SHALL WE GRAFT OVER OLD ORCHARDS.
BY H. IVES, BATAVIA, N. Y.
After considerable experience in grafting old orchards on different farms, I have come to the decided conviction that it is better to plant out young, grafted trees of the sorts desired, than to graft over an orchard of old trees. I wished to change an orchard of Northern Spy, which had just begun to bear, into Baldwins; and thinking that the grafting of these thrifty young trees could be done to as good advantage as it ever could in any case, I put in from four to six grafts into each tree, which cost me about the same as new trees. Now I am not at all pleased with my work. The symmetry and beauty of the tree-top is destroyed, and after the best has been done that can be done to develop well-balanced tops from these grafts, they will have the appearance of having been bungled. In the case of old trees it is worse yet; it is more expensive, because more grafts must be set, more trimming done, and the work performed at great disadvantage. It is not, in my opinion, profitable to make such an orchard as satisfactory in appearance or as profitable in the end, as an orchard newly planted with young trees.

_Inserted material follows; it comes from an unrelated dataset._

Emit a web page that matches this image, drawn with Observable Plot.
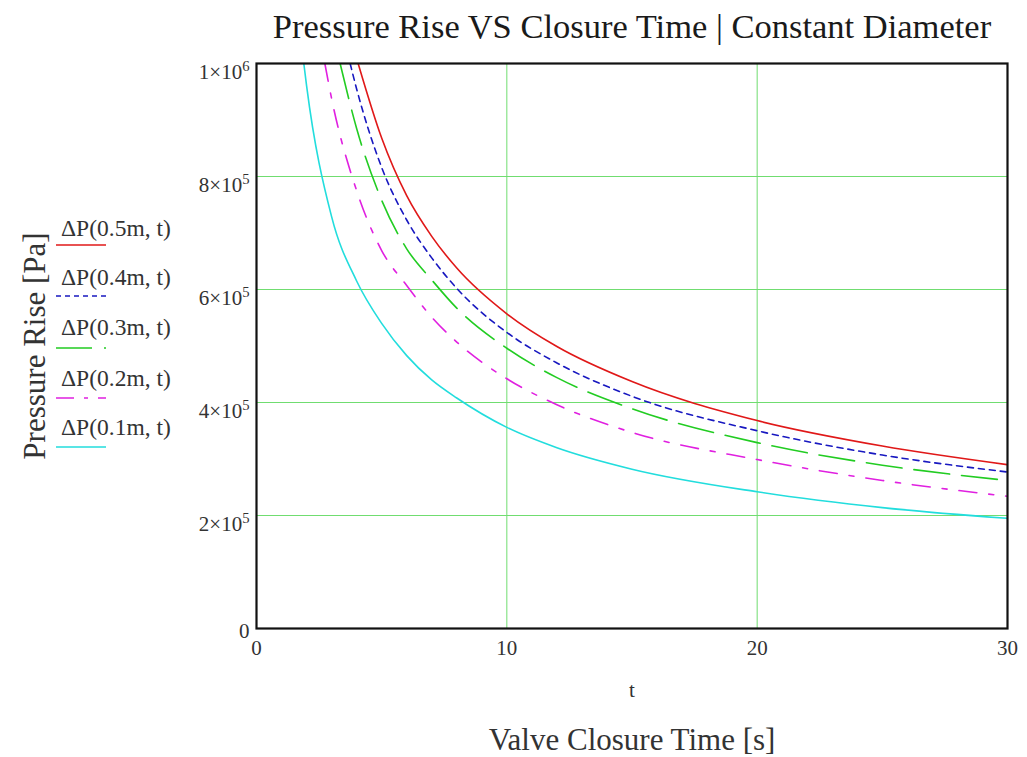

The old trees will pay for the new trees if dug up by the roots in early Spring and cut up into stove-wood. I had a large orchard of old apple trees which I had dug up for twelve and a half cents each, and produced nearly an average of a cord of wood to a tree. The wood was worth enough, and more than enough, to pay for my new orchard of young trees, and when grown they will be far better than I could possibly have made the old trees by grafting them over.